Task goal:
Restate each line of the listing exactly, without carrying over any pictures.

Data section:
"""
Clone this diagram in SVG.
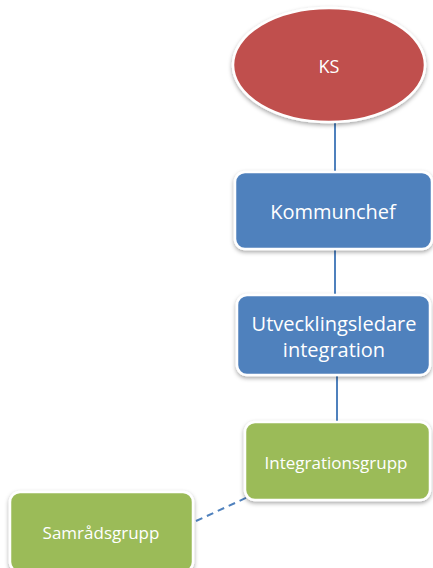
<svg xmlns="http://www.w3.org/2000/svg" width="433" height="568" viewBox="0 0 433 568">
<defs>
<filter id="sh" x="-20%" y="-20%" width="140%" height="150%">
<feDropShadow dx="0" dy="2" stdDeviation="2" flood-color="#000" flood-opacity="0.35"/>
</filter>
</defs>
<style>
.n{stroke:#fff;stroke-width:2.5;filter:url(#sh)}
.t{font-family:"Open Sans","Liberation Sans",sans-serif;fill:#fff;text-anchor:middle;dominant-baseline:central}
.c{stroke:#4f81bd;stroke-width:2;fill:none}
</style>
<rect width="433" height="568" fill="#fff"/>
<g id="connectors">
<line class="c" x1="335" y1="122" x2="335" y2="173"/>
<line class="c" x1="335" y1="248" x2="335" y2="296"/>
<line class="c" x1="337" y1="375" x2="337" y2="423"/>
<line class="c" x1="196" y1="521" x2="248" y2="497" stroke-dasharray="7,5"/>
</g>
<g id="ks">
<ellipse class="n" cx="329" cy="65" rx="96" ry="57" fill="#c0504d"/>
<text class="t" x="329" y="66" font-size="18">KS</text>
</g>
<g id="kommunchef">
<rect class="n" x="235" y="172" width="197" height="77" rx="10" fill="#4f81bd"/>
<text class="t" x="333" y="211" font-size="20">Kommunchef</text>
</g>
<g id="utvecklingsledare">
<rect class="n" x="237" y="295" width="193" height="80" rx="10" fill="#4f81bd"/>
<text class="t" x="334" y="323" font-size="20">Utvecklingsledare</text>
<text class="t" x="334" y="349" font-size="20">integration</text>
</g>
<g id="integrationsgrupp">
<rect class="n" x="245" y="422" width="185" height="78" rx="10" fill="#9bbb59"/>
<text class="t" x="336" y="462" font-size="17">Integrationsgrupp</text>
</g>
<g id="samradsgrupp">
<rect class="n" x="10" y="492" width="183" height="80" rx="10" fill="#9bbb59"/>
<text class="t" x="101" y="532" font-size="17">Samrådsgrupp</text>
</g>
</svg>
"""
Exercise solution:
Clone this diagram in SVG.
<svg xmlns="http://www.w3.org/2000/svg" width="433" height="568" viewBox="0 0 433 568">
<defs>
<filter id="sh" x="-20%" y="-20%" width="140%" height="150%">
<feDropShadow dx="0" dy="2" stdDeviation="2" flood-color="#000" flood-opacity="0.35"/>
</filter>
</defs>
<style>
.n{stroke:#fff;stroke-width:2.5;filter:url(#sh)}
.t{font-family:"Open Sans","Liberation Sans",sans-serif;fill:#fff;text-anchor:middle;dominant-baseline:central}
.c{stroke:#4f81bd;stroke-width:2;fill:none}
</style>
<rect width="433" height="568" fill="#fff"/>
<g id="connectors">
<line class="c" x1="335" y1="122" x2="335" y2="173"/>
<line class="c" x1="335" y1="248" x2="335" y2="296"/>
<line class="c" x1="337" y1="375" x2="337" y2="423"/>
<line class="c" x1="196" y1="521" x2="248" y2="497" stroke-dasharray="7,5"/>
</g>
<g id="ks">
<ellipse class="n" cx="329" cy="65" rx="96" ry="57" fill="#c0504d"/>
<text class="t" x="329" y="66" font-size="18">KS</text>
</g>
<g id="kommunchef">
<rect class="n" x="235" y="172" width="197" height="77" rx="10" fill="#4f81bd"/>
<text class="t" x="333" y="211" font-size="20">Kommunchef</text>
</g>
<g id="utvecklingsledare">
<rect class="n" x="237" y="295" width="193" height="80" rx="10" fill="#4f81bd"/>
<text class="t" x="334" y="323" font-size="20">Utvecklingsledare</text>
<text class="t" x="334" y="349" font-size="20">integration</text>
</g>
<g id="integrationsgrupp">
<rect class="n" x="245" y="422" width="185" height="78" rx="10" fill="#9bbb59"/>
<text class="t" x="336" y="462" font-size="17">Integrationsgrupp</text>
</g>
<g id="samradsgrupp">
<rect class="n" x="10" y="492" width="183" height="80" rx="10" fill="#9bbb59"/>
<text class="t" x="101" y="532" font-size="17">Samrådsgrupp</text>
</g>
</svg>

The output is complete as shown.